Though Daniel Day-Lewis is up for all kinds of awards (and likely an Oscar) for his meticulous portrayal of America's 16th president, Stephen Spielberg spent a decade getting the method actor to accept the role. According to The Hollywood Reporter, Spielberg scrapped two versions of the script rejected by Day-Lewis, who finally settled on screenwriter Tony Kushner's version.
Both Day-Lewis and Spielberg attended Monday night's New York Film Critics Circle Awards dinner, where the famed director read the 55-year-old actor's thoughtful rejection letter to an earlier "Lincoln" draft:
It was a real pleasure just so sit and talk with you. I listened very carefully to what you had to say about this compelling history, and I’ve since read the script and found it in all the detail in which it describe these monumental events and in the compassionate portraits of all the principal characters, both powerful and moving.
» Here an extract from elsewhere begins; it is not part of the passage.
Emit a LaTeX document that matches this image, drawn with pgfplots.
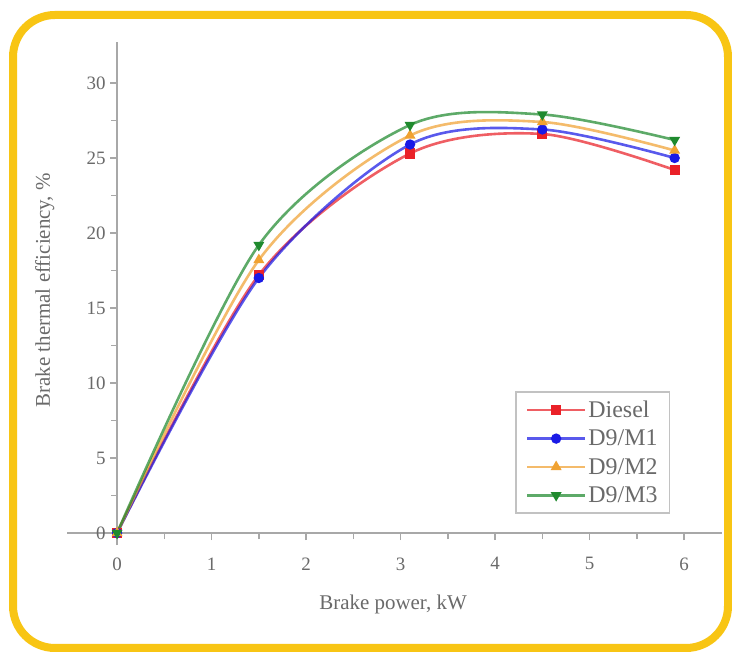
\documentclass[border=0pt]{standalone}
\usepackage{pgfplots}
\pgfplotsset{compat=1.18}
\usepackage{fontspec}
\setmainfont{Liberation Serif}
\definecolor{frameY}{HTML}{F8C514}
\definecolor{cRed}{HTML}{EA2128}
\definecolor{cBlue}{HTML}{1A1AE6}
\definecolor{cOrange}{HTML}{F0A232}
\definecolor{cGreen}{HTML}{1F8A2E}
\definecolor{txt}{HTML}{6A6A6A}
\definecolor{axc}{HTML}{A8A8A8}
\begin{document}
\begin{tikzpicture}
\useasboundingbox (0,0) rectangle (732bp,652bp);
\fill[white] (0,0) rectangle (732bp,652bp);
\draw[frameY, line width=8bp, rounded corners=42bp] (13bp,4bp) rectangle (728bp,637bp);
\begin{axis}[
  at={(67bp,107bp)}, anchor=south west,
  scale only axis, width=654.9bp, height=502.5bp,
  xmin=-0.53, xmax=6.4, ymin=-0.8, ymax=32.7,
  axis lines=middle,
  axis line style={draw=axc, line width=2bp, -},
  xtick={0,1,...,6}, ytick={0,5,...,30},
  minor x tick num=1, minor y tick num=1,
  tick align=outside,
  major tick length=7bp, minor tick length=6bp,
  tick style={draw=axc, line width=1.5bp},
  hide obscured x ticks=false, hide obscured y ticks=false,
  /pgf/number format/assume math mode=true,
  ticklabel style={font=\fontsize{19}{19}\selectfont, text=txt},
  xticklabel style={yshift=-14bp},
  yticklabel style={xshift=-1bp},
  xlabel={Brake power, kW}, ylabel={Brake thermal efficiency, \%},
  every axis x label/.style={at={(axis description cs:0.498,-0.119)}, anchor=center, font=\fontsize{21}{21}\selectfont, text=txt},
  every axis y label/.style={at={(axis description cs:-0.034,0.507)}, rotate=90, anchor=center, font=\fontsize{21}{21}\selectfont, text=txt},
  legend style={at={(0.684,0.3065)}, anchor=north west, draw=axc!70, line width=1.8bp,
    font=\fontsize{24}{24}\selectfont, text=txt, row sep=7bp, inner xsep=10bp, inner ysep=7bp},
  legend cell align=left,
  legend image code/.code={\draw[mark repeat=2,mark phase=2] plot coordinates {(0bp,0bp)(29bp,0bp)(58bp,0bp)};},
  every axis plot/.append style={line width=2.6bp, smooth, mark size=3.8bp, draw opacity=0.72},
]
\addplot[cRed, mark=square*, mark options={draw opacity=1}] coordinates {(0,0) (1.5,17.2) (3.1,25.3) (4.5,26.6) (5.9,24.2)};
\addlegendentry{Diesel}
\addplot[cBlue, mark=*, mark options={draw opacity=1}] coordinates {(0,0) (1.5,17.0) (3.1,25.9) (4.5,26.9) (5.9,25.0)};
\addlegendentry{D9/M1}
\addplot[cOrange, mark=triangle*, mark options={draw opacity=1}] coordinates {(0,0) (1.5,18.2) (3.1,26.5) (4.5,27.4) (5.9,25.5)};
\addlegendentry{D9/M2}
\addplot[cGreen, mark=triangle*, mark options={rotate=180, draw opacity=1}] coordinates {(0,0) (1.5,19.2) (3.1,27.2) (4.5,27.9) (5.9,26.2)};
\addlegendentry{D9/M3}
\end{axis}
\end{tikzpicture}
\end{document}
I can’t account for how at any given moment I feel the need to explore life as opposed to another, but I do know that I can only do this work if I feel almost as if there is no choice; that a subject coincides inexplicably with a very personal need and a very specific moment in time.
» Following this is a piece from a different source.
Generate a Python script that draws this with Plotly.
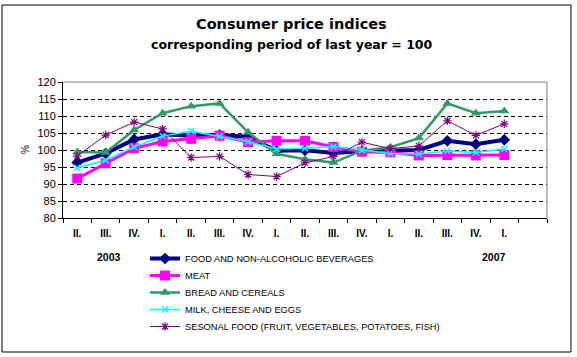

In this case, as fascinated as I was by Abe, it was the fascination of a grateful spectator who longed to see a story told, rather than that of a participant. That’s how I feel now in spite of myself, and though I can’t be sure that this won’t change, I couldn’t dream of encouraging you to keep it open on a mere possibility.
I do hope this makes sense Steven, I’m glad you’re making the film, I wish you the strength for it, and I send both my very best wishes and my sincere gratitude to you for having considered me.